To assess the origin of the IFNγ-producing innate B cells and identify the signals that control the development of these cells, the authors established an in vitro model system. Using this system they demonstrate that co-incubation of follicular B cells, but not marginal zone or B1 B cells, with DCs and heat-killed L. monocytogenes induces the CD11ahiCD16/32hi B cell subset in culture. The authors also show that Btk, IL-1β and CD40/CD40L-dependent signals are important for the development of the innate B cells in vitro and in vivo. Interestingly, Btk is also required for the development of innate-like IL-17-producing plasmablasts following infection with T. cruzi5. However, unlike the Listeria-induced IFNγ-producing B cell subpopulation, the T. cruzi-induced IL-17-producing B cells can develop in the absence of TLR and CD40 signaling5, demonstrating clear heterogeneity among innate-like Btk-dependent B cell subpopulations.

CD11ahiCD16/32hi B cell differentiation also differs in regard to the requirement of IFNγR. Previous work from our lab has demonstrated that differentiation of IFNγ-producing B-effector 1 (Be-1) cells requires IFNγR and T-bet9. However, in IFNγR−/− mice, the CD11ahiCD16/32hi B cell population expands normally following L. monocytogenes infection. Therefore, it seems likely that multiple types of IFNγ-producing B cell “subsets” can be induced following infection and that the signals used to induce these cells are context-specific and will vary depending on whether the B cell is activated in the presence of different types of “innate” cells or T cells (Figure 1).

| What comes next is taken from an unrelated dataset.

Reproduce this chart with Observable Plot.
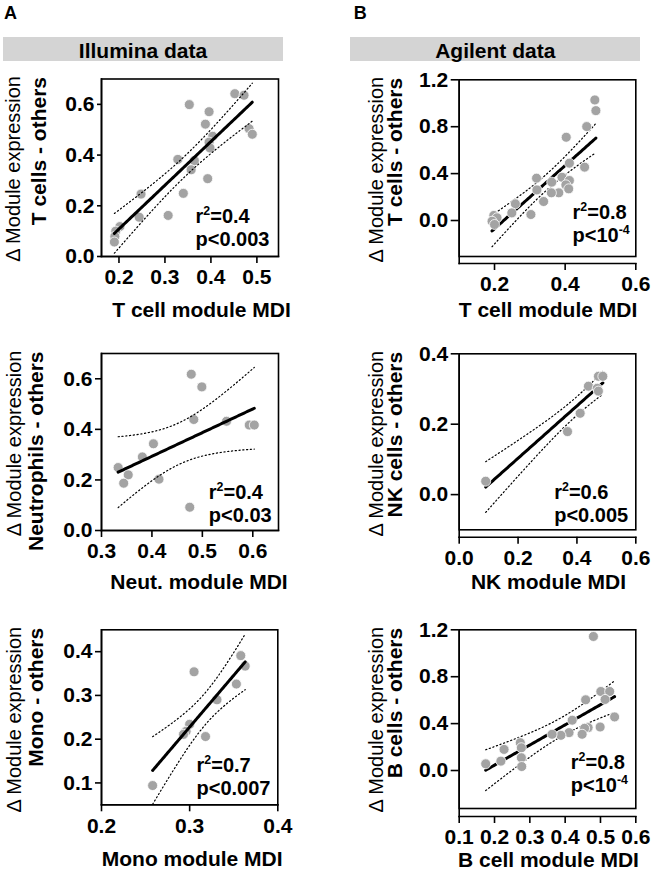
<!DOCTYPE html>
<html><head><meta charset="utf-8">
<script src="https://cdn.jsdelivr.net/npm/d3@7"></script>
<script src="https://cdn.jsdelivr.net/npm/@observablehq/plot@0.6"></script>
<style>
body{margin:0;background:#fff;}
#root{position:relative;width:652px;height:869px;font-family:"Liberation Sans",Arial,sans-serif;color:#000;}
.panel{position:absolute;}
.tag{position:absolute;font-weight:bold;font-size:18px;line-height:18px;}
.banner{position:absolute;background:#d4d4d4;height:24px;font-weight:bold;font-size:21px;line-height:24px;text-align:center;}
.banner span{position:relative;top:2px;}
</style></head><body><div id="root"></div>
<script>
// ---------- data ----------
const panelTags = ["A", "B"];
const bannerTitles = ["Illumina data", "Agilent data"];
const yLabelTop = "\u0394 Module expression";

// Illumina: T cells
const illTcellX = [0.452,0.472,0.353,0.396,0.388,0.483,0.490,0.404,0.396,0.398,0.328,0.364,0.357,0.393,0.340,0.248,0.244,0.307,0.202,0.193,0.191,0.190];
const illTcellY = [0.642,0.636,0.599,0.571,0.522,0.504,0.482,0.474,0.451,0.428,0.383,0.378,0.342,0.307,0.249,0.246,0.155,0.162,0.118,0.100,0.079,0.057];
// Illumina: Neutrophils
const illNeutX = [0.478,0.499,0.483,0.548,0.593,0.603,0.403,0.381,0.333,0.353,0.344,0.414,0.475];
const illNeutY = [0.618,0.568,0.439,0.432,0.417,0.417,0.343,0.291,0.249,0.220,0.187,0.203,0.092];
// Illumina: Monocytes
const illMonoX = [0.358,0.363,0.305,0.353,0.331,0.300,0.296,0.293,0.318,0.258];
const illMonoY = [0.391,0.367,0.354,0.326,0.290,0.234,0.218,0.211,0.206,0.094];
// Agilent: T cells
const agTcellX = [0.484,0.487,0.461,0.403,0.412,0.455,0.319,0.362,0.391,0.412,0.402,0.410,0.382,0.361,0.320,0.339,0.259,0.249,0.303,0.198,0.207,0.193,0.200];
const agTcellY = [1.028,0.937,0.801,0.710,0.489,0.455,0.361,0.327,0.369,0.341,0.304,0.270,0.236,0.236,0.261,0.162,0.142,0.065,0.051,0.043,0.023,-0.006,-0.034];
// Agilent: NK cells
const agNKX = [0.473,0.488,0.439,0.469,0.473,0.411,0.368,0.090];
const agNKY = [0.336,0.336,0.308,0.302,0.294,0.231,0.179,0.038];
// Agilent: B cells
const agBcellX = [0.480,0.501,0.526,0.513,0.458,0.540,0.420,0.499,0.465,0.455,0.448,0.411,0.388,0.363,0.273,0.276,0.227,0.276,0.218,0.175,0.277];
const agBcellY = [1.143,0.674,0.674,0.606,0.603,0.457,0.429,0.371,0.366,0.360,0.309,0.323,0.300,0.309,0.237,0.194,0.180,0.109,0.080,0.057,0.034];

// tick values
const ticksIllTcellX = [0.2,0.3,0.4,0.5], ticksIllTcellY = [0,0.2,0.4,0.6];
const ticksIllNeutX = [0.3,0.4,0.5,0.6], ticksIllNeutY = [0,0.2,0.4,0.6];
const ticksIllMonoX = [0.2,0.3,0.4], ticksIllMonoY = [0.1,0.2,0.3,0.4];
const ticksAgTcellX = [0.2,0.4,0.6], ticksAgTcellY = [0,0.4,0.8,1.2];
const ticksAgNKX = [0,0.2,0.4,0.6], ticksAgNKY = [0,0.2,0.4];
const ticksAgBcellX = [0.1,0.2,0.3,0.4,0.5,0.6], ticksAgBcellY = [0,0.4,0.8,1.2];

// labels
const yLabels = ["T cells - others","Neutrophils - others","Mono - others","T cells - others","NK cells - others","B cells - others"];
const xLabels = ["T cell module MDI","Neut. module MDI","Mono module MDI","T cell module MDI","NK module MDI","B cell module MDI"];
const statR2 = ["r\u00B2=0.4","r\u00B2=0.4","r\u00B2=0.7","r\u00B2=0.8","r\u00B2=0.6","r\u00B2=0.8"];
const statP = ["p<0.003","p<0.03","p<0.007","p<10\u207B\u2074","p<0.005","p<10\u207B\u2074"];

// ---------- stats helpers ----------
function lgamma(x){
  const c=[0.99999999999980993,676.5203681218851,-1259.1392167224028,771.32342877765313,-176.61502916214059,12.507343278686905,-0.13857109526572012,9.9843695780195716e-6,1.5056327351493116e-7];
  if (x<0.5) return Math.log(Math.PI/Math.sin(Math.PI*x)) - lgamma(1-x);
  x -= 1; let a=c[0]; const t=x+7.5;
  for (let i=1;i<9;i++) a += c[i]/(x+i);
  return 0.5*Math.log(2*Math.PI) + (x+0.5)*Math.log(t) - t + Math.log(a);
}
function tpdf(x,v){ return Math.exp(lgamma((v+1)/2)-lgamma(v/2)-0.5*Math.log(v*Math.PI)-(v+1)/2*Math.log(1+x*x/v)); }
function tcdf(x,v){ const N=400,h=x/N; let s=tpdf(0,v)+tpdf(x,v); for(let i=1;i<N;i++) s+=(i%2?4:2)*tpdf(i*h,v); return 0.5+s*h/3; }
function tq(p,v){ let lo=0,hi=30; for(let k=0;k<50;k++){const m=(lo+hi)/2; if(tcdf(m,v)<p) lo=m; else hi=m;} return (lo+hi)/2; }
function regression(xs, ys){
  const n=xs.length, mx=d3.mean(xs), my=d3.mean(ys);
  let sxx=0,sxy=0,syy=0;
  for(let i=0;i<n;i++){const dx=xs[i]-mx,dy=ys[i]-my; sxx+=dx*dx; sxy+=dx*dy; syy+=dy*dy;}
  const b=sxy/sxx, a=my-b*mx, s=Math.sqrt((syy-b*sxy)/(n-2)), t=tq(0.975,n-2);
  const [x0,x1]=d3.extent(xs);
  return d3.range(81).map(i=>{const x=x0+(x1-x0)*i/80, f=a+b*x, h=t*s*Math.sqrt(1/n+(x-mx)*(x-mx)/sxx); return {x,fit:f,lo:f-h,hi:f+h};});
}

// ---------- layout ----------
const W = 326;
const rowTop = [0,290,580], rowH = [290,290,289];
const panels = [
  {col:0,row:0,x:illTcellX,y:illTcellY,xd:[0.162,0.547],yd:[0,0.7],xt:ticksIllTcellX,yt:ticksIllTcellY,
   f:{l:101,r:278,t:78.5,b:256,axis:256},ylx:[13,38.5],xlx:201,xly:316.5,sx:195,sy:222.5,linesOnTop:true,yts:4},
  {col:0,row:1,x:illNeutX,y:illNeutY,xd:[0.3,0.651],yd:[0,0.7],xt:ticksIllNeutX,yt:ticksIllNeutY,
   f:{l:101,r:278,t:353,b:530,axis:530},ylx:[14,36],xlx:198.5,xly:588,sx:208.3,sy:498.5,linesOnTop:true,yts:6},
  {col:0,row:2,x:illMonoX,y:illMonoY,xd:[0.2,0.4],yd:[0.05,0.45],xt:ticksIllMonoX,yt:ticksIllMonoY,
   f:{l:101,r:277.3,t:629.3,b:804.3,axis:804.3},ylx:[14,36],xlx:191.7,xly:865,sx:196,sy:771.8,linesOnTop:true,yts:6},
  {col:1,row:0,x:agTcellX,y:agTcellY,xd:[0.1,0.6],yd:[-0.307,1.2],xt:ticksAgTcellX,yt:ticksAgTcellY,
   f:{l:458.7,r:635.3,t:79.3,b:256,axis:263},ylx:[376,395],xlx:547.5,xly:316.5,sx:572,sy:218.5,linesOnTop:false,yts:8},
  {col:1,row:1,x:agNKX,y:agNKY,xd:[0,0.6],yd:[-0.1,0.4],xt:ticksAgNKX,yt:ticksAgNKY,
   f:{l:458.7,r:635.3,t:353.3,b:529.3,axis:536.7},ylx:[376,395],xlx:548,xly:588,sx:553.7,sy:498.5,linesOnTop:false,yts:8},
  {col:1,row:2,x:agBcellX,y:agBcellY,xd:[0.1,0.6],yd:[-0.324,1.2],xt:ticksAgBcellX,yt:ticksAgBcellY,
   f:{l:458.7,r:635.3,t:629.3,b:808,axis:816},ylx:[376,395],xlx:548,xly:866,sx:570.3,sy:768.5,linesOnTop:false,yts:8}
];

const root = document.getElementById("root");
const fmt = d3.format(".1f");
const SW = 1.6;
const statGap = 23, statFont = 20;
const NS = "http://www.w3.org/2000/svg";
const supMap = {"\u00B2":"2","\u207B":"-","\u2074":"4"};

// render unicode superscripts as raised tspans (text stays text)
function supify(t){
  const m = t.textContent.match(/^(.*?)([\u00B2\u207B\u2074]+)(.*)$/);
  if (!m) return;
  const raise = 0.4*statFont;
  t.textContent = "";
  const a = document.createElementNS(NS,"tspan"); a.textContent = m[1]; t.appendChild(a);
  const b = document.createElementNS(NS,"tspan"); b.textContent = [...m[2]].map(c=>supMap[c]).join("");
  b.setAttribute("font-size", (0.62*statFont)+"px"); b.setAttribute("dy", -raise); t.appendChild(b);
  if (m[3]) { const c = document.createElementNS(NS,"tspan"); c.textContent = m[3]; c.setAttribute("dy", raise); t.appendChild(c); }
}

panels.forEach((p, i) => {
  const cx = p.col*W, ry = rowTop[p.row], H = rowH[p.row], f = p.f;
  const pts = p.x.map((x,k)=>({x, y:p.y[k]}));
  const reg = regression(p.x, p.y);
  const clip = p.linesOnTop;
  const lines = [
    Plot.line(reg,{x:"x",y:"lo",stroke:"black",strokeWidth:1.2,strokeDasharray:"1.2,2.6",clip}),
    Plot.line(reg,{x:"x",y:"hi",stroke:"black",strokeWidth:1.2,strokeDasharray:"1.2,2.6",clip}),
    Plot.line(reg,{x:"x",y:"fit",stroke:"black",strokeWidth:3,clip})
  ];
  const dots = Plot.dot(pts,{x:"x",y:"y",r:5,fill:"#a3a3a3",stroke:"white",strokeWidth:0.8});
  const chart = Plot.plot({
    width: W, height: H,
    marginLeft: f.l-cx, marginRight: cx+W-f.r, marginTop: f.t-ry, marginBottom: ry+H-f.axis,
    style:{fontFamily:"Liberation Sans, Arial, sans-serif", fontSize:"21px", fontWeight:"bold", color:"black", background:"transparent", overflow:"visible"},
    x:{domain:p.xd, label:null},
    y:{domain:p.yd, range:[f.b-ry, f.t-ry], label:null},
    marks:[
      ...(p.linesOnTop ? [dots, ...lines] : [...lines, dots]),
      Plot.frame({insetBottom:f.axis-f.b, stroke:"black", strokeWidth:SW}),
      Plot.frame({anchor:"left", stroke:"black", strokeWidth:SW}),
      Plot.frame({anchor:"bottom", stroke:"black", strokeWidth:SW}),
      Plot.axisY({ticks:p.yt, tickFormat:fmt, tickSize:p.yts, tickPadding:3, strokeWidth:SW, label:null, fill:"black"}),
      Plot.axisX({ticks:p.xt, tickFormat:fmt, tickSize:7, tickPadding:6, strokeWidth:SW, label:null, fill:"black"}),
      Plot.text([yLabelTop],{text:d=>d, frameAnchor:"top-left", rotate:-90, textAnchor:"end", lineAnchor:"middle", dx:p.ylx[0]-f.l, dy:-3, fontWeight:"normal", fontSize:20, fill:"black"}),
      Plot.text([yLabels[i]],{text:d=>d, frameAnchor:"top-left", rotate:-90, textAnchor:"end", lineAnchor:"middle", dx:p.ylx[1]-f.l, dy:-2, fontWeight:"bold", fontSize:21, fill:"black"}),
      Plot.text([xLabels[i]],{text:d=>d, frameAnchor:"bottom", textAnchor:"middle", lineAnchor:"bottom", dx:p.xlx-(f.l+f.r)/2, dy:p.xly-f.axis, fontSize:21, fill:"black"}),
      Plot.text([statR2[i]],{text:d=>d, frameAnchor:"bottom-right", textAnchor:"start", lineAnchor:"bottom", dx:p.sx-f.r, dy:p.sy-f.axis, fontSize:statFont, fill:"black"}),
      Plot.text([statP[i]],{text:d=>d, frameAnchor:"bottom-right", textAnchor:"start", lineAnchor:"bottom", dx:p.sx-f.r, dy:p.sy+statGap-f.axis, fontSize:statFont, fill:"black"})
    ]
  });
  chart.querySelectorAll("text").forEach(supify);
  chart.classList.add("panel");
  chart.style.left = cx+"px";
  chart.style.top = ry+"px";
  chart.style.position = "absolute";
  root.appendChild(chart);
});

// tags and banners
const tagPos = [[4,4],[353.7,4]];
panelTags.forEach((t,k)=>{const d=document.createElement("div"); d.className="tag"; d.textContent=t; d.style.left=tagPos[k][0]+"px"; d.style.top=tagPos[k][1]+"px"; root.appendChild(d);});
const bannerPos = [[3.3,282.7],[350.3,640.3]];
bannerTitles.forEach((t,k)=>{const d=document.createElement("div"); d.className="banner"; d.style.left=bannerPos[k][0]+"px"; d.style.width=(bannerPos[k][1]-bannerPos[k][0])+"px"; d.style.top="36.7px"; const s=document.createElement("span"); s.textContent=t; d.appendChild(s); root.appendChild(d);});
</script></body></html>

Collectively, the data presented by Bao and colleagues suggest a functional role for IFNγ-producing B cells following infection. Since NK cells, and not B cells, make IFNγ at the very early time points post-infection, future studies are required to delineate the individual contributions of NK cells and the innate-like IFNγ-producing B cells to pathogen control. Likewise, in the future it will be important to assess whether the IFNγ-producing B cells are dependent on NK cells for their development and whether the B cells from NK-deficient mice are still able to decrease bacterial burden when adoptively transferred to B cell-deficient hosts. If CD11ahiCD16/32hi IFNγ-producing B cells can decrease L. monocytogenes burden independent of NK cells then it will be interesting to assess whether these cells can also influence the development of the adaptive immune response, particularly the differentiation of Th1 cells. If so, then the IFNγ-producing B cells described in the current report may represent a new B cell population that contributes to protection from pathogens and spans the gap between the early innate and later adaptive immune responses.